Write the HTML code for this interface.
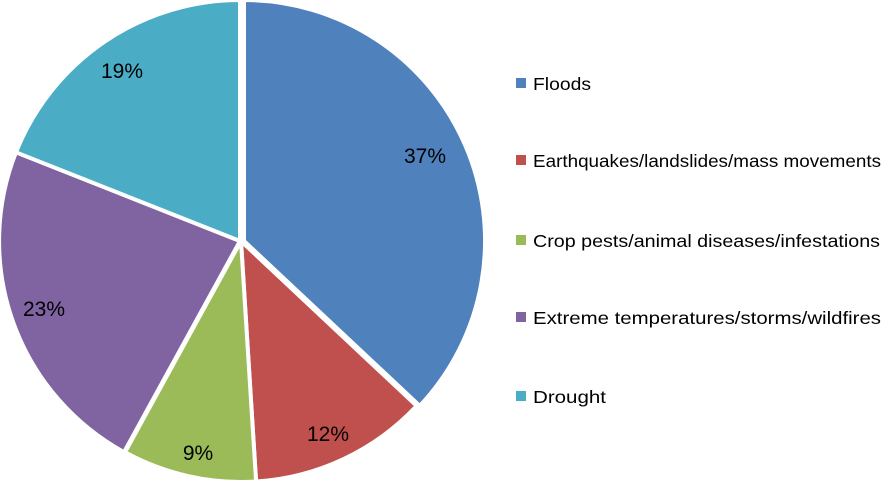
<!DOCTYPE html>
<html><head><meta charset="utf-8"><style>
html,body{margin:0;padding:0;background:#fff;}
svg{display:block;font-family:"Liberation Sans",Arial,sans-serif;}
</style></head><body>
<svg width="896" height="483" viewBox="0 0 896 483" xmlns="http://www.w3.org/2000/svg">
<g stroke="#fff" stroke-width="4" stroke-linejoin="round">
<path d="M244,241 L244,0 A241,241 0 0 1 419.8,405.9 Z" fill="#4F81BD"/>
<path d="M241,241 L416.7,405.9 A241,241 0 0 1 256.1,481.5 Z" fill="#C0504D"/>
<path d="M241,241 L256.1,481.5 A241,241 0 0 1 125.0,452.2 Z" fill="#9BBB59"/>
<path d="M240,241 L124.0,452.2 A241,241 0 0 1 16.0,152.3 Z" fill="#8064A2"/>
<path d="M240,241 L16.0,152.3 A241,241 0 0 1 240,0 Z" fill="#4BACC6"/>
</g>
<g font-size="21" fill="#000" text-anchor="middle">
<text x="425" y="163">37%</text>
<text x="328" y="441">12%</text>
<text x="198" y="460">9%</text>
<text x="44" y="316">23%</text>
<text x="122" y="78">19%</text>
</g>
<g font-size="17.5" fill="#000">
<rect x="516" y="78" width="10" height="10" fill="#4F81BD"/><text x="533" y="90" textLength="58" lengthAdjust="spacingAndGlyphs">Floods</text>
<rect x="516" y="155" width="10" height="10" fill="#C0504D"/><text x="533" y="167" textLength="348" lengthAdjust="spacingAndGlyphs">Earthquakes/landslides/mass movements</text>
<rect x="516" y="235" width="10" height="10" fill="#9BBB59"/><text x="533" y="247" textLength="347" lengthAdjust="spacingAndGlyphs">Crop pests/animal diseases/infestations</text>
<rect x="516" y="312" width="10" height="10" fill="#8064A2"/><text x="533" y="324" textLength="348" lengthAdjust="spacingAndGlyphs">Extreme temperatures/storms/wildfires</text>
<rect x="516" y="391" width="10" height="10" fill="#4BACC6"/><text x="533" y="403" textLength="73" lengthAdjust="spacingAndGlyphs">Drought</text>
</g>
</svg>
</body></html>
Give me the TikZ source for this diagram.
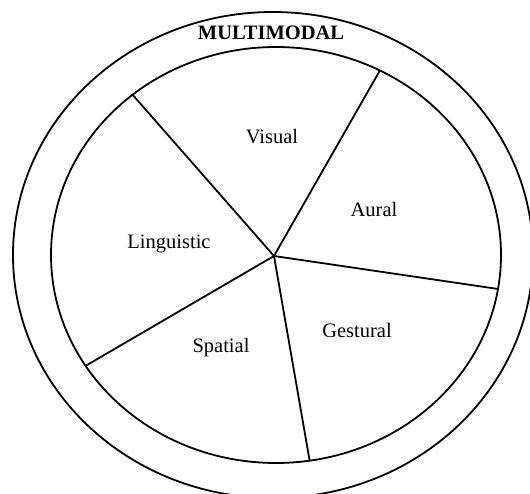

_Your objective:_
From the listing, copy each line containing the word "this".

_Task response:_
Write the HTML code for this interface.
Give me the TikZ source for this diagram.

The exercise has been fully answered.